A Very Good Scarf

The Leprosy Mission India Trust donates money to MESH each year for us to help artisans meet the cost of travel to meet buyers, for training etc. So in December 2011 MESH was glad to be able to help with the travel costs for two people from Little Flower Leprosy Colony in Bihar who went way up into Assam to look for a source of Endi silk cocoons for the silk scarves that they weave in the colony. The results have been exciting.

They have found a supplier but much more exciting is their findings and the nature of the supplier. This is what Kabita writes The place where we got the cocoon is in the villages of Assam, where a government program is being managed to increase the income of poorest women through endi culture. The endicultuture is the silk that does not have to kill its larva to get thread. In other types of silk, you have to kill the insect. Therefore it is called "ahimsa silk" meaning non violent cocoon. The quality of this cocoon is that it looks like cotton, and is warm like wool. The organisation, Eri Silkworm Production Center, is a government body and provides eggs to women to raise the insect and harvest the cocoon.

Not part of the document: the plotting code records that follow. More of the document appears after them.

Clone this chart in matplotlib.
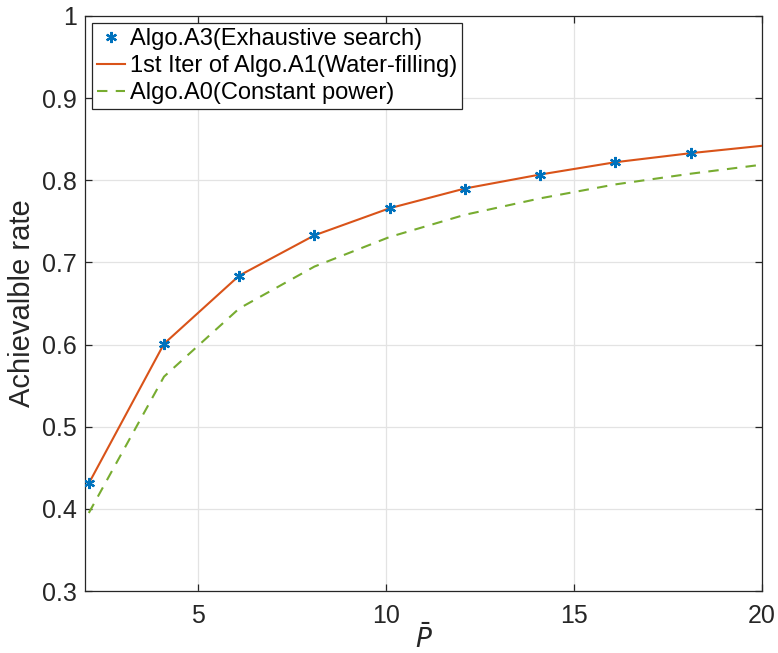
import numpy as np
import matplotlib
matplotlib.use("Agg")
from matplotlib import pyplot as plt

plt.rcParams['font.family'] = ['Liberation Sans', 'DejaVu Sans']
plt.rcParams['mathtext.fontset'] = 'dejavusans'

# data
p_bar = [2.1, 4.1, 6.1, 8.1, 10.1, 12.1, 14.1, 16.1, 18.1, 20.0]
rate_a3 = [0.431, 0.601, 0.684, 0.733, 0.766, 0.790, 0.807, 0.822, 0.833]
rate_a1 = [0.431, 0.601, 0.684, 0.733, 0.766, 0.790, 0.807, 0.822, 0.833, 0.842]
rate_a0 = [0.395, 0.561, 0.644, 0.695, 0.731, 0.758, 0.778, 0.795, 0.808, 0.819]

labels = ['Algo.A3(Exhaustive search)',
          '1st Iter of Algo.A1(Water-filling)',
          'Algo.A0(Constant power)']

fig = plt.figure(figsize=(7.78, 6.53), dpi=100)
ax = fig.add_axes([0.1093, 0.0949, 0.8701, 0.8806])

ax.plot(p_bar[:len(rate_a3)], rate_a3, linestyle='none', marker=(6, 2, 0),
        markersize=8, markeredgewidth=1.6, color='#0072BD', label=labels[0], zorder=4)
ax.plot(p_bar, rate_a1, '-', color='#D95319', linewidth=1.5, label=labels[1], zorder=3)
ax.plot(p_bar, rate_a0, '--', color='#77AC30', linewidth=1.5, dashes=(5, 4),
        label=labels[2], zorder=3)

ax.set_xlim(2, 20)
ax.set_ylim(0.3, 1)
ax.set_xticks([5, 10, 15, 20])
ax.set_yticks([0.3, 0.4, 0.5, 0.6, 0.7, 0.8, 0.9, 1.0])
ax.set_yticklabels(['0.3', '0.4', '0.5', '0.6', '0.7', '0.8', '0.9', '1'])
ax.grid(True, color='#e3e3e3', linewidth=0.9)
ax.set_axisbelow(True)

for s in ax.spines.values():
    s.set_color('#262626')
    s.set_linewidth(0.9)
ax.tick_params(direction='in', length=5, width=0.9, colors='#262626',
               labelsize=18, top=True, right=True)
ax.tick_params(axis='x', pad=9)
ax.tick_params(axis='y', pad=6)
for t in ax.get_xticklabels() + ax.get_yticklabels():
    t.set_color('#262626')

ax.set_xlabel(r'$\bar{P}$', fontsize=19, color='#262626', labelpad=-3)
ax.set_ylabel('Achievalble rate', fontsize=21, color='#262626', labelpad=4)

leg = ax.legend(loc='upper left', bbox_to_anchor=(0.0, 1.0), fontsize=17,
                frameon=True, fancybox=False, edgecolor='#262626', framealpha=1,
                borderpad=0.2, labelspacing=0.22, handlelength=1.2,
                handletextpad=0.2, borderaxespad=0.3)
leg.get_frame().set_linewidth(0.9)

fig.savefig('out.png', dpi=100)
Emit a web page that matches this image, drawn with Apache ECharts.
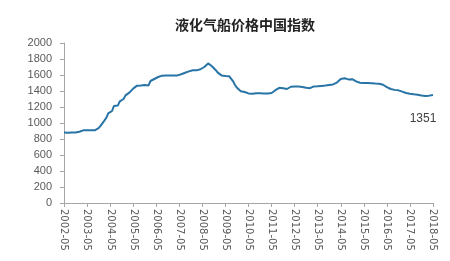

So at last we have non-violent silk scarves in our range. Click here to see all our scarves

But think about these scarves for a minute, wonderful silk, something straight from nature, nothing harmful or harming about it, indeed the making of this scarf has involved the gentle hands of poor women trying to improve the lives of their families, the swift hands of more women as they spin the silk in a leprosy community on the border with Nepal and then the strong arms of men and women from the same community as they weave the threads into the scarf. The woven scarf is then fringed by the women as they earn for their families and community. Is it any wonder that such a scarf feels so good? It is a very good scarf in all possible ways.